## BEGIN

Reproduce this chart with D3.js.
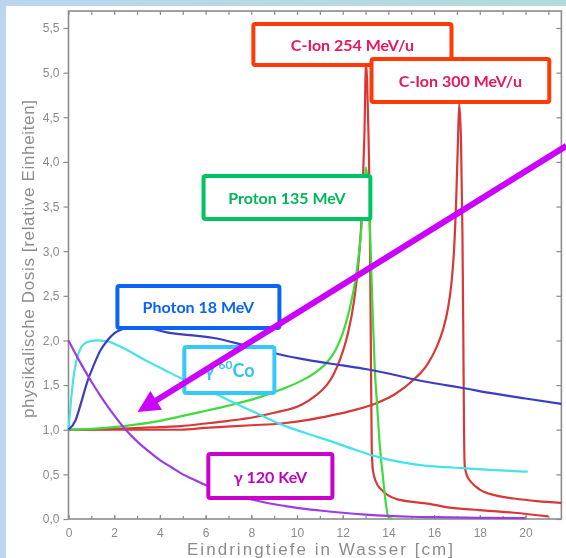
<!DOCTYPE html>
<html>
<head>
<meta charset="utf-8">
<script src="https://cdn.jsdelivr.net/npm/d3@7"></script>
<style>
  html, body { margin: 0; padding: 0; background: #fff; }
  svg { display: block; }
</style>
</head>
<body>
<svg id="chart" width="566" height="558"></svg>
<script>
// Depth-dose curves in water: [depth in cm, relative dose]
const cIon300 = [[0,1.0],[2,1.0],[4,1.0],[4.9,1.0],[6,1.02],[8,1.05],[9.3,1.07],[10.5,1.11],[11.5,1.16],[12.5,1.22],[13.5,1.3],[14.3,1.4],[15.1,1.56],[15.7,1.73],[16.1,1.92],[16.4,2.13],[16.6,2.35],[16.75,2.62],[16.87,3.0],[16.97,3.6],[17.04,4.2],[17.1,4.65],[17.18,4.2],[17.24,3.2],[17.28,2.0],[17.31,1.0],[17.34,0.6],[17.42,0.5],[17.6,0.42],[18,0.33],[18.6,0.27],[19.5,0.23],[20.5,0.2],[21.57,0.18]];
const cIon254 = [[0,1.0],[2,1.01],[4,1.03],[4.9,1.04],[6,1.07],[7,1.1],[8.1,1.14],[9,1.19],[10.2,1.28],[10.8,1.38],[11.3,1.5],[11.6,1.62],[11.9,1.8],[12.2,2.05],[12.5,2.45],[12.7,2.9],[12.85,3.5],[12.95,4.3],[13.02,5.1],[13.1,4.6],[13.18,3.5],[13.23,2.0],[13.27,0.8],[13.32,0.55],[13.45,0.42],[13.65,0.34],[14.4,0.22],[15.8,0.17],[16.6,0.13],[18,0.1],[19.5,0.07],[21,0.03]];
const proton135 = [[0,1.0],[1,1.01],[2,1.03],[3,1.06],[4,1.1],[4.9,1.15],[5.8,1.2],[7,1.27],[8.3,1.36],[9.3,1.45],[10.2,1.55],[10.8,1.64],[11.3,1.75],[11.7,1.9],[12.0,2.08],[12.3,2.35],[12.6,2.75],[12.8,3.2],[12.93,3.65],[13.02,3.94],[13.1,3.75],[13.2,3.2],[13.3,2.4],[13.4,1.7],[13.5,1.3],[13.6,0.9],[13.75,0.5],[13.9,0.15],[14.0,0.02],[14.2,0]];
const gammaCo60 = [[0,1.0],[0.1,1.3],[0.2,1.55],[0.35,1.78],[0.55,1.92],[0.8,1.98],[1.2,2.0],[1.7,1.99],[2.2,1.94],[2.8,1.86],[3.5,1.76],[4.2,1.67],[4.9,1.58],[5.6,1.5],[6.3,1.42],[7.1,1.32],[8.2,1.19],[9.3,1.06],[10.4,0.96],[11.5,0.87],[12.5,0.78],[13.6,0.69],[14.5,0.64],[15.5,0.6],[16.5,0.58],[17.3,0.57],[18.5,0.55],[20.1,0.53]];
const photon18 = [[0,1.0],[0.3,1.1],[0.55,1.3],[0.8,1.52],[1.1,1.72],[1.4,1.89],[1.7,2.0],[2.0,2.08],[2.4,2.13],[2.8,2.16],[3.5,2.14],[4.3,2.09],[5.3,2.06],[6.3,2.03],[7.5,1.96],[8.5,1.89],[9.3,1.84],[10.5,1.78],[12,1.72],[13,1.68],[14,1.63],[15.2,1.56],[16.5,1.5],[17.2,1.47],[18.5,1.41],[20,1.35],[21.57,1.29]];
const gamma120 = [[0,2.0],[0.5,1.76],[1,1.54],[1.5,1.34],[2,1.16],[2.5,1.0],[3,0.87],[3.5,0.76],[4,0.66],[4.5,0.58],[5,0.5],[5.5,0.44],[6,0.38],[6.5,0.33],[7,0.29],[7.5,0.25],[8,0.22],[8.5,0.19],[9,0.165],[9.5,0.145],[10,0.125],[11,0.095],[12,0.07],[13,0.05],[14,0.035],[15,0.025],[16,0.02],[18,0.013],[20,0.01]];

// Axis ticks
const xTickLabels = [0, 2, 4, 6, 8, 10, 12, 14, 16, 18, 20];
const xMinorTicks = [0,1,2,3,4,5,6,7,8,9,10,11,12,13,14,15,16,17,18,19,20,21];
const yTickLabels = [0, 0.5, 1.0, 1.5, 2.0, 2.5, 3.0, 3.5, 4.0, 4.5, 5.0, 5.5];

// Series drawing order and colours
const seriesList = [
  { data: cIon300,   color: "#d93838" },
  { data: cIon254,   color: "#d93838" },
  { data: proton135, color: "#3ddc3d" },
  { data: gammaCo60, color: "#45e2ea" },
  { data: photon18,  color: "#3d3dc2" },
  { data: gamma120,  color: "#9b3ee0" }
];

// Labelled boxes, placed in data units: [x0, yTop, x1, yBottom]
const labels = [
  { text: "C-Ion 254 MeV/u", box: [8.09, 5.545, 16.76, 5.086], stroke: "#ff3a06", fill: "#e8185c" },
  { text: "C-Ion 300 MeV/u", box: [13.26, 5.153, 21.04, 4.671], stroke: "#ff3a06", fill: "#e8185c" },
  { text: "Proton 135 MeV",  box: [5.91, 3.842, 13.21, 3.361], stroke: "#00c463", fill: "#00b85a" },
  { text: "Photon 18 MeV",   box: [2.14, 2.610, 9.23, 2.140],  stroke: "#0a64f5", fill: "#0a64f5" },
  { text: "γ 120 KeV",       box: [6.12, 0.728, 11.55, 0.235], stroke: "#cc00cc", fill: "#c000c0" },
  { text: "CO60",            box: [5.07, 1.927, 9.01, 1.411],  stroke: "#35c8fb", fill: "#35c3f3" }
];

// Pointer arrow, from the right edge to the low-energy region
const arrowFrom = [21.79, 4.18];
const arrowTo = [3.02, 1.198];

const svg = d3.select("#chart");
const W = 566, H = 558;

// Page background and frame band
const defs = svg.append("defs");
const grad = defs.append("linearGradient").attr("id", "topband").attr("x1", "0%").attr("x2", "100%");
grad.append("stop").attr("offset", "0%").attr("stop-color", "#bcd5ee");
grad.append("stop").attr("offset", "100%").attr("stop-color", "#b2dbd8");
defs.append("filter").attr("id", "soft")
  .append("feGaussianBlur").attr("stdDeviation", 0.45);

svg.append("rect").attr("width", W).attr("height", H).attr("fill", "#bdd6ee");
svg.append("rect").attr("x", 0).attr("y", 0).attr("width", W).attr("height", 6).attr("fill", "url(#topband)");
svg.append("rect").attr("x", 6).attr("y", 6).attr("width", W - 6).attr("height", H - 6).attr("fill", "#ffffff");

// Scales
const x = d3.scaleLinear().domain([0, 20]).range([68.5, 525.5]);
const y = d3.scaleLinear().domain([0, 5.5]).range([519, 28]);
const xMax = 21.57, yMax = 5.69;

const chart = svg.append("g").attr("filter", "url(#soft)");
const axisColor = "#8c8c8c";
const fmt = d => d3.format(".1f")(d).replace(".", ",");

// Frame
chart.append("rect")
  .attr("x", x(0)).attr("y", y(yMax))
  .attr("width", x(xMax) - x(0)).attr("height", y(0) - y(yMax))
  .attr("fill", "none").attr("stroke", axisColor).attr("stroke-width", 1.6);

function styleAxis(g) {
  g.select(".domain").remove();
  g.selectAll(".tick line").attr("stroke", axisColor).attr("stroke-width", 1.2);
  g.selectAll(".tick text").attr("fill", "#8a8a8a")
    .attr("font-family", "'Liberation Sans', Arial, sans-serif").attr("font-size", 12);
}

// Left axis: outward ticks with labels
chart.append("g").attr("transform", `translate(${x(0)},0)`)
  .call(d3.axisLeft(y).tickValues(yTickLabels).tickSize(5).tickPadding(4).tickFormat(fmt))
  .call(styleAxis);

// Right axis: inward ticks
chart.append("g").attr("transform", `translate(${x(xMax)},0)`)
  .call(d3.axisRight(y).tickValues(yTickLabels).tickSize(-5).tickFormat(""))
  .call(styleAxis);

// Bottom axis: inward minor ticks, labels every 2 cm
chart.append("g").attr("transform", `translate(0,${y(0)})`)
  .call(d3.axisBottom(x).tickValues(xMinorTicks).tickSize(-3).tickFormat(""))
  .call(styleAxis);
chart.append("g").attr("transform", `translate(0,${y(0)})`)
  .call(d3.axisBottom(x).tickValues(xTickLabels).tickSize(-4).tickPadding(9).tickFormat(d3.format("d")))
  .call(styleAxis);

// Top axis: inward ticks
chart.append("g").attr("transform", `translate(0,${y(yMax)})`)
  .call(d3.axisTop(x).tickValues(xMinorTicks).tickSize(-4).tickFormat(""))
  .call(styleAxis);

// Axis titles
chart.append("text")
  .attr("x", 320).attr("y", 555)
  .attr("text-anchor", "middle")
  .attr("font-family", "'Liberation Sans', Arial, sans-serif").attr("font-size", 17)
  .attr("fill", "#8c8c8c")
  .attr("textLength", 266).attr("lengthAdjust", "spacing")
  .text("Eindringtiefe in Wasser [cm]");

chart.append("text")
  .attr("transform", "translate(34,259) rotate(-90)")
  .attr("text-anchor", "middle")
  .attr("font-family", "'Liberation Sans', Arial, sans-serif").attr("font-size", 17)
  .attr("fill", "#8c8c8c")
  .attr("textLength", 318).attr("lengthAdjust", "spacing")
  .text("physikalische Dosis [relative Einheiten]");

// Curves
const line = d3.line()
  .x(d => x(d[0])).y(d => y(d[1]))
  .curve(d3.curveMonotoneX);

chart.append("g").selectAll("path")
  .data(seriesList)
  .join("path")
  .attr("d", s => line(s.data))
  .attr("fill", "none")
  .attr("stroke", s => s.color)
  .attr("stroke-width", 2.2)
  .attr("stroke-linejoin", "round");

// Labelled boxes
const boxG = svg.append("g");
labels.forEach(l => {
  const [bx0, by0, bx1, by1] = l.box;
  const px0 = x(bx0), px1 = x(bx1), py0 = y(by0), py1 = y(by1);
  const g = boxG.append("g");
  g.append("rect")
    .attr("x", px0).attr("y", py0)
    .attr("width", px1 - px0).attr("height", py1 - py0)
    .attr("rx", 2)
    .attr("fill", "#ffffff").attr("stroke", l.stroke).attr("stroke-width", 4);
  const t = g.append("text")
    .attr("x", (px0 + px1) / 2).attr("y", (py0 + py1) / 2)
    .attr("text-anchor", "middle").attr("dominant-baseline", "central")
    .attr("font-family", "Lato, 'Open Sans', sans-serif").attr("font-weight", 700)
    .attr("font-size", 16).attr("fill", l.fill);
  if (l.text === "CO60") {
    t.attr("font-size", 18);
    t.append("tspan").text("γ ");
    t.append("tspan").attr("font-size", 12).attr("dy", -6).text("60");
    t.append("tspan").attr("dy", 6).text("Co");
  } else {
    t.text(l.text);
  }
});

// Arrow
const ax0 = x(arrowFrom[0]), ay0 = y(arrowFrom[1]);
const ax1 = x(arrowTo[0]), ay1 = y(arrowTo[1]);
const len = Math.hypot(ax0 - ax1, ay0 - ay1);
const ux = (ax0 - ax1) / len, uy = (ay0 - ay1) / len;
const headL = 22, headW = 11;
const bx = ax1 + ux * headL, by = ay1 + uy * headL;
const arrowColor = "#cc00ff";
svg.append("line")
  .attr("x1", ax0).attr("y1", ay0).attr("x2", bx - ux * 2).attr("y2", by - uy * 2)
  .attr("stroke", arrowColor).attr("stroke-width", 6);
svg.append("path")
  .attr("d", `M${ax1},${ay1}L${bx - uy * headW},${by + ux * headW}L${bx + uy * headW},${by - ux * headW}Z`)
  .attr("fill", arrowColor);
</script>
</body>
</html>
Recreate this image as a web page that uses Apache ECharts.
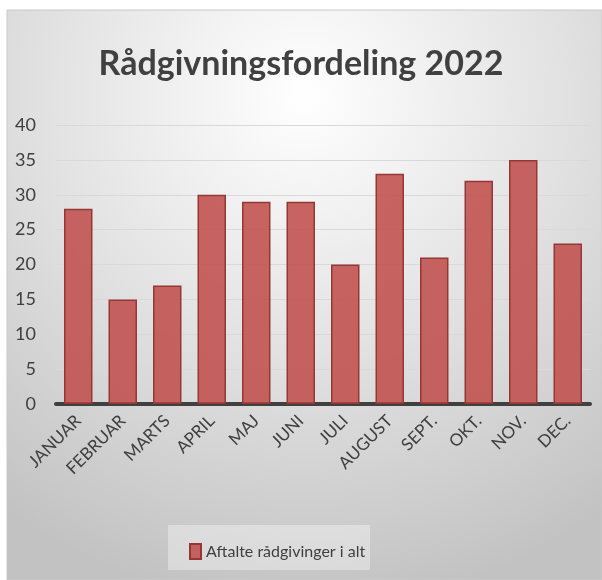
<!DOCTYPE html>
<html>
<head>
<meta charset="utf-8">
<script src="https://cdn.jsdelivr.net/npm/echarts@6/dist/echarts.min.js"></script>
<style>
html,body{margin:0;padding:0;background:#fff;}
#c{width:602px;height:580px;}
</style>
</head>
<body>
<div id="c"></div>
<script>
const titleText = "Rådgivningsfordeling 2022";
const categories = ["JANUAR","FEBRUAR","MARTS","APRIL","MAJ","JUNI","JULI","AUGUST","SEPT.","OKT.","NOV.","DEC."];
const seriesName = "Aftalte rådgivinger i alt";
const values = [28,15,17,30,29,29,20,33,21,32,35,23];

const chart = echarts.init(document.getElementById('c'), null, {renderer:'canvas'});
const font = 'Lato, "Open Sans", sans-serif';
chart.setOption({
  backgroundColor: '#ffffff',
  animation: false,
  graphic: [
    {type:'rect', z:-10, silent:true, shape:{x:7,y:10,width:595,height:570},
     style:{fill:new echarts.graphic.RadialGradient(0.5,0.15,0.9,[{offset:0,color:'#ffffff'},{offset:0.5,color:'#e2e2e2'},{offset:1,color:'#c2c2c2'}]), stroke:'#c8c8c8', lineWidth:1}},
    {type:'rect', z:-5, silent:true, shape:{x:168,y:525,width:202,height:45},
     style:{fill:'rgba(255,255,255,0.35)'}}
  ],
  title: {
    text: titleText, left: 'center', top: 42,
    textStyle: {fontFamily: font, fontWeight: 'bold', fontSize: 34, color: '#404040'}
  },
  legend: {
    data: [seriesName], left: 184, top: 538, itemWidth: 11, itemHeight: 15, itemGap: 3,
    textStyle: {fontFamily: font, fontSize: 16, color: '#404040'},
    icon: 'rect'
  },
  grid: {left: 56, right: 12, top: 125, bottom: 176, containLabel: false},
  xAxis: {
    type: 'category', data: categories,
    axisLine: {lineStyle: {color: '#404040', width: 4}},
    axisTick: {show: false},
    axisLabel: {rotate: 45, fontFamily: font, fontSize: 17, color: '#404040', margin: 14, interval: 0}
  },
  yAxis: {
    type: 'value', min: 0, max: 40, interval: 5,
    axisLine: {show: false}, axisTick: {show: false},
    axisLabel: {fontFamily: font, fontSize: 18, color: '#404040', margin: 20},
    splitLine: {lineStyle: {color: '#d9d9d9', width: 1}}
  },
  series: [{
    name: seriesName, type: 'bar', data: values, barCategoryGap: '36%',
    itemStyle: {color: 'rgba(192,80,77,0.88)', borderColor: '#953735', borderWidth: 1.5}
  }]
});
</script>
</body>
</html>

## END

### Task prompt
Count all lines of the data that include "with". The answer is the number alone.

### Reply to the exercise
2